Copy each line below that contains "this".

■ Dataset items ■
....

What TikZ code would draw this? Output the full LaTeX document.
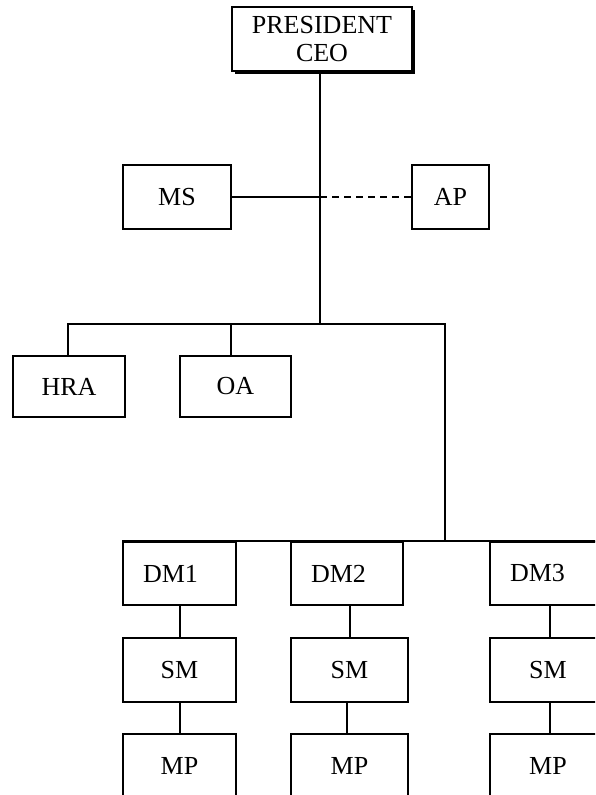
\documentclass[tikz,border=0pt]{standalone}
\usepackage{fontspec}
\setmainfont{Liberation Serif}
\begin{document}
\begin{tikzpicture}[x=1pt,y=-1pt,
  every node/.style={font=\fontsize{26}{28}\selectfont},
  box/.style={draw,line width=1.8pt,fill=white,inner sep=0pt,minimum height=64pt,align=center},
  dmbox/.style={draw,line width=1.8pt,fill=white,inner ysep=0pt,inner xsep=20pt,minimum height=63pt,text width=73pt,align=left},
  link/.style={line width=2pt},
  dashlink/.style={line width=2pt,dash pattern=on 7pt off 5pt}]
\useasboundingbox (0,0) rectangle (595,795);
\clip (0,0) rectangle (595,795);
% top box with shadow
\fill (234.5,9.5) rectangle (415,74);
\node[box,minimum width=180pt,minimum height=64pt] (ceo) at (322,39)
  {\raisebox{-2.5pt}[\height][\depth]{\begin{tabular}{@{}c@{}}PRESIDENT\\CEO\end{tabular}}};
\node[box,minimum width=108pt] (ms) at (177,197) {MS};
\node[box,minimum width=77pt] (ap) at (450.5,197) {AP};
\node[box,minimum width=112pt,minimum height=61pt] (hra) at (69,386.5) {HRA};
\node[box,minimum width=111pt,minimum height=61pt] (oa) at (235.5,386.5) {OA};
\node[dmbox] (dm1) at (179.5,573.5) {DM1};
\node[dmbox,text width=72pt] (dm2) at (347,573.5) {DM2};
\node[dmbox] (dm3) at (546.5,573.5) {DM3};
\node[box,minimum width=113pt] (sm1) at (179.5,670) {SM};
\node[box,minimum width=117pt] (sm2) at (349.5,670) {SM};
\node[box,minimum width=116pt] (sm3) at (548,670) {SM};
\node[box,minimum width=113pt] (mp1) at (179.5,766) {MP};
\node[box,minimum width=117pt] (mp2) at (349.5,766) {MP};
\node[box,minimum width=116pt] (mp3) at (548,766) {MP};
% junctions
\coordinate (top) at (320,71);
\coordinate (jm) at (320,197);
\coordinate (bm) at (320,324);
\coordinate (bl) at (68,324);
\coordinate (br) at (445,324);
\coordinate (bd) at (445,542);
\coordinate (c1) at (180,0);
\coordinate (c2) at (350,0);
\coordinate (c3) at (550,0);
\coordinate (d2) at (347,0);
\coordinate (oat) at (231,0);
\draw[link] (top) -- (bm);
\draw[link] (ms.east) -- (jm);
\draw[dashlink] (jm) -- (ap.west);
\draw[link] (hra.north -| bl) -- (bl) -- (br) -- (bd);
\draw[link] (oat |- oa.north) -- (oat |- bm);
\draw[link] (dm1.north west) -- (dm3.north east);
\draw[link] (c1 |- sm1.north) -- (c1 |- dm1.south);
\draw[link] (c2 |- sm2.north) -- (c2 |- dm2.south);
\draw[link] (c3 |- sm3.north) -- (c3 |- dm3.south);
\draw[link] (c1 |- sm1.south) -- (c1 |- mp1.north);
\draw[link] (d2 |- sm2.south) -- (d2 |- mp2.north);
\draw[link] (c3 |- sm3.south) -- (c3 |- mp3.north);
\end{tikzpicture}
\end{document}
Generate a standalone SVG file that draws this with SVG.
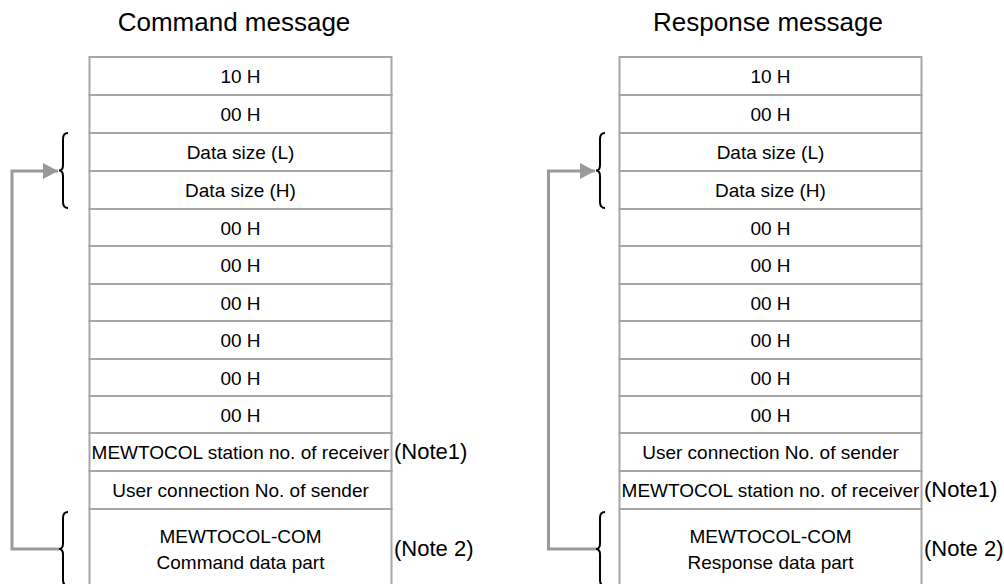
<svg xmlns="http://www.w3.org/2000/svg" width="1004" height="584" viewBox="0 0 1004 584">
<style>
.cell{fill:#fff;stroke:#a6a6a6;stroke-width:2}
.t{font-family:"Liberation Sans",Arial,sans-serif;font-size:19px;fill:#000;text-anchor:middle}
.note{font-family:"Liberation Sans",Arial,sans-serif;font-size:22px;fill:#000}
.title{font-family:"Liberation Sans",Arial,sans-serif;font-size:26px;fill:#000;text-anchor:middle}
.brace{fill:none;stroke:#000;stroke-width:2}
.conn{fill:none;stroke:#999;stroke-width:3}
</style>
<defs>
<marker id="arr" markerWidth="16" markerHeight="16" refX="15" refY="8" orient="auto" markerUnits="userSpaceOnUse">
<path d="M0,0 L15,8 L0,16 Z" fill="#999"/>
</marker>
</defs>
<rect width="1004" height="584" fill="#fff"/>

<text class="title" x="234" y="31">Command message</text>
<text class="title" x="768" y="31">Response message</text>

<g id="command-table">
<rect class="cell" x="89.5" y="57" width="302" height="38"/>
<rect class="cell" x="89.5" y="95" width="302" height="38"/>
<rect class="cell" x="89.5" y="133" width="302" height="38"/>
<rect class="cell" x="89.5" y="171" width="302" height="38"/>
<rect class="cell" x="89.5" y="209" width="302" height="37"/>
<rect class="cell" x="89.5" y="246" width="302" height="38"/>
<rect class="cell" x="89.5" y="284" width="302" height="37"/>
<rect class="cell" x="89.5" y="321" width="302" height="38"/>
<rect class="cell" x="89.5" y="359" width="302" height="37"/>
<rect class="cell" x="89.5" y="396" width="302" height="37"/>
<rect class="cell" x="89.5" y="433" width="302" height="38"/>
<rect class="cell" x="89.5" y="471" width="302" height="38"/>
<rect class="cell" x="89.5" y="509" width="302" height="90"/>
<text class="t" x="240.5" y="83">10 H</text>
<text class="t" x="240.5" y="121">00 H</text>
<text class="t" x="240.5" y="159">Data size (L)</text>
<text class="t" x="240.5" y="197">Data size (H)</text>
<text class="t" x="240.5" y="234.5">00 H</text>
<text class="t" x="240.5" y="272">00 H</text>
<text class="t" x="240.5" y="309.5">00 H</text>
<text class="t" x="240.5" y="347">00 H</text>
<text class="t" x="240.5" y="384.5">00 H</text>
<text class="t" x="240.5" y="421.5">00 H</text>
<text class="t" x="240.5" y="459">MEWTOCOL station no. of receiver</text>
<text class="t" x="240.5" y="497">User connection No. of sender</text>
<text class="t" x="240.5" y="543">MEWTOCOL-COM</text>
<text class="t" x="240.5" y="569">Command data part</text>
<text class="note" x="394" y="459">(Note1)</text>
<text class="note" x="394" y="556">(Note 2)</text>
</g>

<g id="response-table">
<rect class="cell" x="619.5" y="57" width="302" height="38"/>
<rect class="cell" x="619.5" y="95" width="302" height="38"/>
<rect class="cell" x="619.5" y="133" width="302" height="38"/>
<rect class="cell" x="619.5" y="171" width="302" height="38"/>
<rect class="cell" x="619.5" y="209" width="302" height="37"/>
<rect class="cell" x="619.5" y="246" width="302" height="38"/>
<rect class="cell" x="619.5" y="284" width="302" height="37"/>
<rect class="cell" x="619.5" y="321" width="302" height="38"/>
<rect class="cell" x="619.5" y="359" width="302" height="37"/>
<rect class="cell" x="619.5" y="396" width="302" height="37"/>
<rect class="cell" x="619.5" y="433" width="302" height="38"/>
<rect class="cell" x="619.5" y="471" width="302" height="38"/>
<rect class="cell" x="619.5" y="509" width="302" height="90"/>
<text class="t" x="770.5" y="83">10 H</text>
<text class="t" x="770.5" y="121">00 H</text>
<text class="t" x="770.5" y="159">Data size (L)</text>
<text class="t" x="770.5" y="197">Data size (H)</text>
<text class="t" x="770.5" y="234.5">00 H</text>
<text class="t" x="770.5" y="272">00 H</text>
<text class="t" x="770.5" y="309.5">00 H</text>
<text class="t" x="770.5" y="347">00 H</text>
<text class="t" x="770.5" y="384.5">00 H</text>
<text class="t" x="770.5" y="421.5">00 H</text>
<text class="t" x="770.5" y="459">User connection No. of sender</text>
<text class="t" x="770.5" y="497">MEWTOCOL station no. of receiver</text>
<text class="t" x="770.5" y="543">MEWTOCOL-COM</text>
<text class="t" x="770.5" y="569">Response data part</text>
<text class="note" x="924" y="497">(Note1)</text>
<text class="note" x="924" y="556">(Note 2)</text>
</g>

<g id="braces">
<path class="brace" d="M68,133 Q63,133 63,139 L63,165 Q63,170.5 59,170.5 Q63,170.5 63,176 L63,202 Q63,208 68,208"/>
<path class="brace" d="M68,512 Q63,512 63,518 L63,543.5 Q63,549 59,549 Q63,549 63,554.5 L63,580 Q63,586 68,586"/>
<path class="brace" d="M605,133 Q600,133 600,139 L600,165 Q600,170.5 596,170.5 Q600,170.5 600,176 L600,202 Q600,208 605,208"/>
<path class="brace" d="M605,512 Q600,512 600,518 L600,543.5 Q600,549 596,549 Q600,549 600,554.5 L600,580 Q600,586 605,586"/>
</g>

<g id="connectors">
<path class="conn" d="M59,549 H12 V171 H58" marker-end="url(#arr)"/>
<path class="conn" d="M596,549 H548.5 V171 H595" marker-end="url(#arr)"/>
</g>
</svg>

....

■ Answer for the task ■
What TikZ code would draw this? Output the full LaTeX document.
Generate a standalone SVG file that draws this with SVG.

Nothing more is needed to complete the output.